What sort of paper work trail did this generate then? Is there a commendation in it?
It seems to me that SOME officers are much more suited to shuffling paper than being let loose on the streets.
Ex-Pat Alfie
how exactly is he going to arrest an 8 year old when the age of criminal responsibility and therefore the age when someone can be arrested is 10 years old? where did you read this story Alfie? I would have thought that someone who read this and other Police blogs would think twice before outwardly believing something you read in the media.

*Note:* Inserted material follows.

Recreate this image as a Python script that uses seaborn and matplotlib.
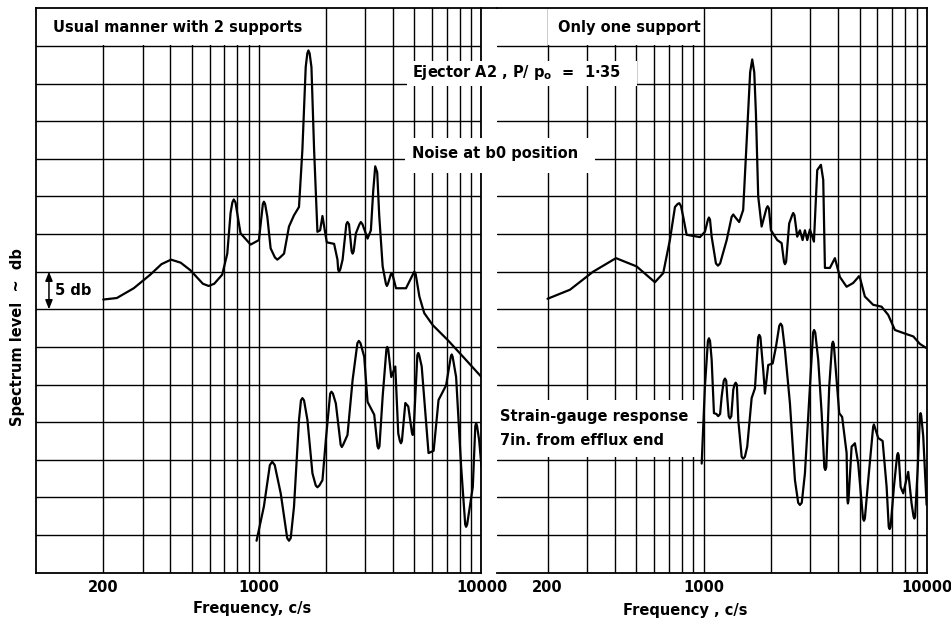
import matplotlib
matplotlib.use("Agg")
import matplotlib.pyplot as plt
from matplotlib.patches import Rectangle
from matplotlib.lines import Line2D
from matplotlib.ticker import NullFormatter
import pandas as pd
import seaborn as sns

# ---------------------------------------------------------------- data
# Usual manner with 2 supports: noise spectrum at b0 position
noise_two_freq = [200, 230, 274, 325, 365, 403, 445, 492, 560, 595, 630, 684, 721, 746,
                  760, 771, 785, 804, 827, 918, 1000, 1042, 1053, 1066, 1091, 1129, 1180,
                  1210, 1245, 1297, 1365, 1438, 1514, 1568, 1623, 1650, 1669, 1690, 1722,
                  1770, 1832, 1884, 1930, 1977, 2018, 2177, 2254, 2270, 2291, 2320, 2377,
                  2470, 2500, 2540, 2610, 2636, 2665, 2727, 2830, 2871, 2920, 3077, 3185,
                  3262, 3331, 3400, 3471, 3597, 3720, 3758, 3800, 3910, 3945, 3985, 4130,
                  4580, 4930, 4990, 5060, 5260, 5530, 6040, 7060, 8380, 10000]
noise_two_db = [36.3, 36.5, 37.8, 39.6, 41.0, 41.6, 41.2, 40.2, 38.4, 38.1, 38.4, 39.6, 42.4, 47.8,
                49.2, 49.6, 49.2, 47.3, 45.1, 43.6, 44.2, 49.0, 49.3, 49.0, 47.3, 43.1, 41.9,
                41.6, 41.9, 42.4, 46.0, 47.5, 48.6, 56.2, 67.2, 69.0, 69.4, 69.0, 67.2,
                56.2, 45.3, 45.5, 47.4, 45.5, 43.9, 43.7, 41.6, 40.3, 40.0, 40.3, 41.6,
                46.3, 46.6, 46.3, 42.7, 42.4, 42.7, 45.1, 46.3, 46.6, 46.3, 44.4, 45.5,
                50.7, 54.0, 53.2, 47.5, 40.7, 38.4, 38.1, 38.4, 39.6, 39.8, 39.6, 37.8,
                37.8, 39.7, 40.0, 39.7, 36.7, 34.5, 32.9, 30.9, 28.5, 26.0]

# Usual manner with 2 supports: strain-gauge response
strain_two_freq = [976, 1053, 1120, 1148, 1178, 1253, 1340, 1365, 1390, 1438, 1514, 1545,
                   1568, 1595, 1652, 1740, 1800, 1832, 1870, 1930, 1998, 2090, 2118, 2150,
                   2216, 2330, 2358, 2390, 2500, 2636, 2770, 2812, 2860, 2972, 3077, 3296,
                   3410, 3443, 3480, 3597, 3740, 3773, 3810, 3933, 4099, 4227, 4300, 4346,
                   4390, 4548, 4688, 4870, 4909, 4950, 5150, 5198, 5250, 5387, 5781, 6095,
                   6412, 6934, 7280, 7345, 7420, 7690, 8100, 8450, 8530, 8620, 9140, 9380,
                   9460, 9550, 9760, 10000]
strain_two_db = [4.25, 8.8, 14.3, 14.75, 14.3, 10.55, 4.6, 4.25, 4.6, 8.8, 20.3, 22.9,
                 23.2, 22.9, 20.3, 13.2, 11.6, 11.35, 11.6, 12.3, 17.6, 23.8, 24.05, 23.8,
                 22.5, 17.0, 16.7, 17.0, 18.3, 25.6, 30.5, 30.8, 30.5, 28.7, 22.7, 21.0,
                 16.8, 16.5, 16.8, 23.4, 29.7, 30.0, 29.7, 26.0, 27.4, 18.5, 17.5, 17.2,
                 17.5, 22.55, 22.1, 18.6, 18.3, 18.6, 28.9, 29.2, 28.9, 27.4, 15.9, 16.2,
                 22.95, 24.9, 28.7, 29.0, 28.7, 26.0, 14.1, 6.4, 6.1, 6.4, 11.4, 19.5,
                 19.85, 19.5, 17.6, 14.05]

# Only one support: noise spectrum at b0 position
noise_one_freq = [200, 252, 320, 405, 501, 605, 659, 706, 744, 765, 778, 792, 810, 839,
                  963, 1013, 1045, 1056, 1068, 1086, 1135, 1159, 1185, 1268, 1335, 1357,
                  1380, 1442, 1503, 1567, 1615, 1650, 1685, 1714, 1755, 1818, 1910, 1934,
                  1960, 2001, 2136, 2234, 2290, 2312, 2340, 2415, 2490, 2518, 2550, 2624,
                  2698, 2773, 2841, 2909, 2991, 3117, 3225, 3350, 3431, 3491, 3675, 3870,
                  4074, 4365, 4672, 4900, 4955, 5010, 5270, 5740, 6260, 6705, 7183, 8100,
                  8680, 9295, 10000]
noise_one_db = [36.4, 37.6, 40.0, 41.8, 40.7, 38.6, 39.8, 44.2, 48.6, 49.0, 49.1, 48.7, 47.3, 44.9,
                44.6, 45.3, 46.9, 47.2, 46.9, 44.65, 41.1, 40.8, 41.1, 44.2, 47.3, 47.6,
                47.3, 46.6, 48.2, 58.8, 66.5, 68.2, 66.5, 61.05, 50.0, 46.0, 48.4, 48.7,
                48.4, 45.5, 44.2, 43.8, 41.3, 41.0, 41.3, 46.4, 47.5, 47.8, 47.5, 44.65,
                45.5, 44.2, 45.5, 44.2, 45.6, 44.0, 53.5, 54.2, 52.2, 40.5, 40.5, 41.8,
                39.3, 38.0, 38.5, 39.2, 39.4, 39.2, 36.7, 35.6, 35.35, 34.25, 32.25, 31.7,
                31.4, 30.4, 29.8]

# Only one support: strain-gauge response 7 in. from efflux end
strain_one_freq = [980, 1013, 1045, 1056, 1068, 1086, 1112, 1140, 1162, 1185, 1204, 1230,
                   1246, 1262, 1275, 1295, 1311, 1330, 1357, 1375, 1391, 1408, 1429, 1480,
                   1504, 1530, 1567, 1640, 1697, 1755, 1774, 1795, 1849, 1881, 1946, 2037,
                   2107, 2180, 2212, 2245, 2312, 2434, 2563, 2650, 2698, 2750, 2841, 2991,
                   3090, 3123, 3160, 3258, 3375, 3470, 3503, 3540, 3649, 3760, 3792, 3825,
                   3938, 4046, 4169, 4366, 4405, 4425, 4450, 4597, 4756, 4920, 5170, 5219,
                   5270, 5456, 5740, 5786, 5830, 6047, 6329, 6595, 6740, 6803, 6870, 7110,
                   7350, 7410, 7470, 7620, 7826, 8240, 8530, 8700, 8780, 8850, 9080, 9300,
                   9360, 9420, 9620, 9960]
strain_one_db = [14.5, 24.7, 30.8, 31.15, 30.8, 28.3, 21.2, 21.1, 20.8, 21.1, 23.4, 25.5,
                 25.8, 25.5, 23.4, 20.8, 20.5, 20.8, 24.3, 25.0, 25.25, 25.0, 20.3, 15.4,
                 15.15, 15.4, 16.75, 23.2, 24.5, 31.3, 31.6, 31.3, 26.9, 23.8, 27.6, 27.8,
                 30.0, 32.8, 33.1, 32.8, 29.6, 22.5, 12.3, 9.3, 9.0, 9.3, 13.2, 24.7,
                 31.9, 32.25, 31.9, 28.3, 21.2, 14.0, 13.65, 14.0, 24.7, 30.4, 30.7, 30.4,
                 25.6, 21.2, 20.7, 15.9, 9.6, 9.2, 9.6, 16.75, 17.2, 14.5, 7.2, 6.9,
                 7.2, 12.3, 19.4, 19.7, 19.4, 17.9, 17.5, 11.4, 6.1, 5.8, 6.1, 11.4,
                 15.6, 15.9, 15.6, 11.4, 10.55, 13.4, 9.2, 7.5, 7.2, 7.5, 13.65, 20.9,
                 21.2, 20.9, 18.1, 9.0]

# axis furniture
tick_freqs = [200, 1000, 10000]
tick_labels = ["200", "1000", "10000"]
grid_freqs = [300, 400, 500, 600, 700, 800, 900,
              2000, 3000, 4000, 5000, 6000, 7000, 8000, 9000]
level_lines = list(range(5, 75, 5))

# ---------------------------------------------------------------- style
sns.set_theme(style="white")
plt.rcParams["font.family"] = ["DejaVu Sans"]
plt.rcParams["font.weight"] = "bold"
plt.rcParams["mathtext.fontset"] = "dejavusans"

W, H = 951, 623
INK = "black"
FS = 10.5

fig = plt.figure(figsize=(W / 100, H / 100), dpi=100)


def px_box(x0, y0, x1, y1):
    """Rectangle given in figure pixels (origin top-left) -> figure fraction."""
    return [x0 / W, 1 - y1 / H, (x1 - x0) / W, (y1 - y0) / H]


def px(x, y):
    return x / W, 1 - y / H


ax_l = fig.add_axes(px_box(36.3, 8.3, 481.5, 572.7))
ax_r = fig.add_axes(px_box(497.5, 8.3, 927.0, 572.7))


def style_panel(ax, xmin):
    ax.set_xscale("log")
    ax.set_xlim(xmin, 10000)
    ax.set_ylim(0, 75)
    ax.set_xticks(tick_freqs)
    ax.set_xticklabels(tick_labels)
    ax.set_xticks(grid_freqs, minor=True)
    ax.xaxis.set_minor_formatter(NullFormatter())
    ax.set_yticks(level_lines)
    ax.set_yticklabels([])
    ax.tick_params(which="both", length=0, labelsize=FS, pad=5, colors=INK)
    ax.grid(True, which="both", axis="both", color=INK, lw=1.0)
    ax.set_axisbelow(True)
    for s in ax.spines.values():
        s.set_color(INK)
        s.set_linewidth(1.3)
    ax.set_facecolor("white")


style_panel(ax_l, 100)
style_panel(ax_r, 119.4)
ax_r.spines["left"].set_visible(False)

curves = [
    (ax_l, noise_two_freq, noise_two_db),
    (ax_l, strain_two_freq, strain_two_db),
    (ax_r, noise_one_freq, noise_one_db),
    (ax_r, strain_one_freq, strain_one_db),
]
for ax, f, db in curves:
    df = pd.DataFrame({"freq": f, "level": db})
    sns.lineplot(data=df, x="freq", y="level", ax=ax, color=INK, lw=1.6,
                 estimator=None, sort=False, solid_joinstyle="round")
    ax.set_xlabel("")
    ax.set_ylabel("")

# white label panels in the top row of each chart
ax_l.add_patch(Rectangle((100, 70.15), 1985 - 100, 5, facecolor="white",
                         edgecolor="none", zorder=1))
ax_l.text(118.9, 72.5, "Usual manner with 2 supports", fontsize=FS,
          va="center", ha="left", color=INK, zorder=3)
ax_r.add_patch(Rectangle((201, 70.15), 985 - 201, 5, facecolor="white",
                         edgecolor="none", zorder=1))
ax_r.text(222.7, 72.5, "Only one support", fontsize=FS,
          va="center", ha="left", color=INK, zorder=3)

# strain-gauge caption on the right chart
ax_r.add_patch(Rectangle((119.4, 15.4), 933 - 119.4, 7.6, facecolor="white",
                         edgecolor="none", zorder=1))
ax_r.text(122.5, 20.8, "Strain-gauge response", fontsize=FS, va="center",
          ha="left", color=INK, zorder=3)
ax_r.text(122.5, 17.6, "7in. from efflux end", fontsize=FS, va="center",
          ha="left", color=INK, zorder=3)

# 5 db scale marker
ax_l.annotate("", xy=(114, 35), xytext=(114, 40),
              arrowprops=dict(arrowstyle="<|-|>,head_length=0.45,head_width=0.18",
                              color=INK, lw=1.1, shrinkA=0, shrinkB=0))
ax_l.text(121, 37.5, "5 db", fontsize=FS, va="center", ha="left", color=INK)

# captions spanning both charts
for box in [(407, 61, 637, 86), (405, 138, 595, 173)]:
    fig.add_artist(Rectangle(px(box[0], box[3]), (box[2] - box[0]) / W,
                             (box[3] - box[1]) / H, transform=fig.transFigure,
                             facecolor="white", edgecolor="none", zorder=2))
fig.text(*px(411.5, 72), r"Ejector A2 , P/ $\mathbf{p_o}$  =  1·35", fontsize=FS,
         va="center", ha="left", color=INK, zorder=3)
fig.text(*px(411.5, 153.5), "Noise at b0 position", fontsize=FS,
         va="center", ha="left", color=INK, zorder=3)

# top frame line bridging the gap between the charts
fig.add_artist(Line2D([481.5 / W, 497.5 / W], [1 - 8.3 / H] * 2, color=INK,
                      lw=1.3, transform=fig.transFigure))

# axis titles
fig.text(*px(18, 337), "Spectrum level  ~  db", rotation=90, fontsize=FS,
         ha="center", va="center", color=INK)
fig.text(*px(252, 608), "Frequency, c/s", fontsize=FS, ha="center",
         va="center", color=INK)
fig.text(*px(685, 611), "Frequency , c/s", fontsize=FS, ha="center",
         va="center", color=INK)

fig.savefig("out.png", dpi=100, facecolor="white")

All too true Guv, we’re being turned into another department of the civil service, where more forms are created by the Fast Trackers so they can tick the box and move on, avoiding accountability along the way.
The process down in England and Wales seems much more complicated than it does up in Scotland, or Strathclyde anyway. For that incident, we could be perhaps 20 minutes at the scene, then straight back to the office, book him in and launch sraight into the paperwork. Wouldn’t take any longer than a couple of hours if he was being held custody for court, and much less if he was being released for report.
The duplication of forms down south is frightening.
Uphilldowndale,
honest, that is not bulls** about the refreshments in the fridge ! The head honcho civvy decreed it one day. Being a day ’shirker’, I can guarantee that she does check the fridge daily. She comes out with crap like that, but when we needed new kit to ‘open’ doors we got told no.
That is what we have to put up with. Catching scrotes is easy, dealing with the numpties back at the nick is the real hard work !
Bobby,
Deep sigh; its enough to make you weep
I am surprised such a ’school mistress’ attitude doesn’t bring out the ‘naughty boys’ in the nick; I have an image of a ‘take a way foil tray’ its lid slightly askew, a big fat rats tail draped over the rim, curling neatly round on to the shelf below, just skimming the tub of low fat cottage cheese.
I can fix you up with the rat if you like?
Uphilldowndale,
you have a wicked sense of humour mate ! Hahaha, would love to see that look on her face as she opened the fridge.
Shame you don’t work at that nick, I do think that all the cops there have just had enough and just go along with it now, the ’schoolboy’ naughtiness has vanished of late.
Perhaps I should kickstart it to get it going, once that happens - watch out civvy numpty.
If I can get a rat, make it a big fat scrotey smelly one !
[...] officers will now have to be able to present an abbreviated case file to prosecutors within seven days of a [...]
Just out of interest, had you have responded to this call in your car with sirens blazing, lost control and inadvertantly squashed Darren against a wall killing him instantly, would there be any less forms to fill out?
Just curious lol !
I am not a person who would make a difference by saying anything about this, but instead of being simply speechless (which in fact I am), the policing process should be simplified or improved. Isn’t there any new technologies coming around can be used to ease up the whole process?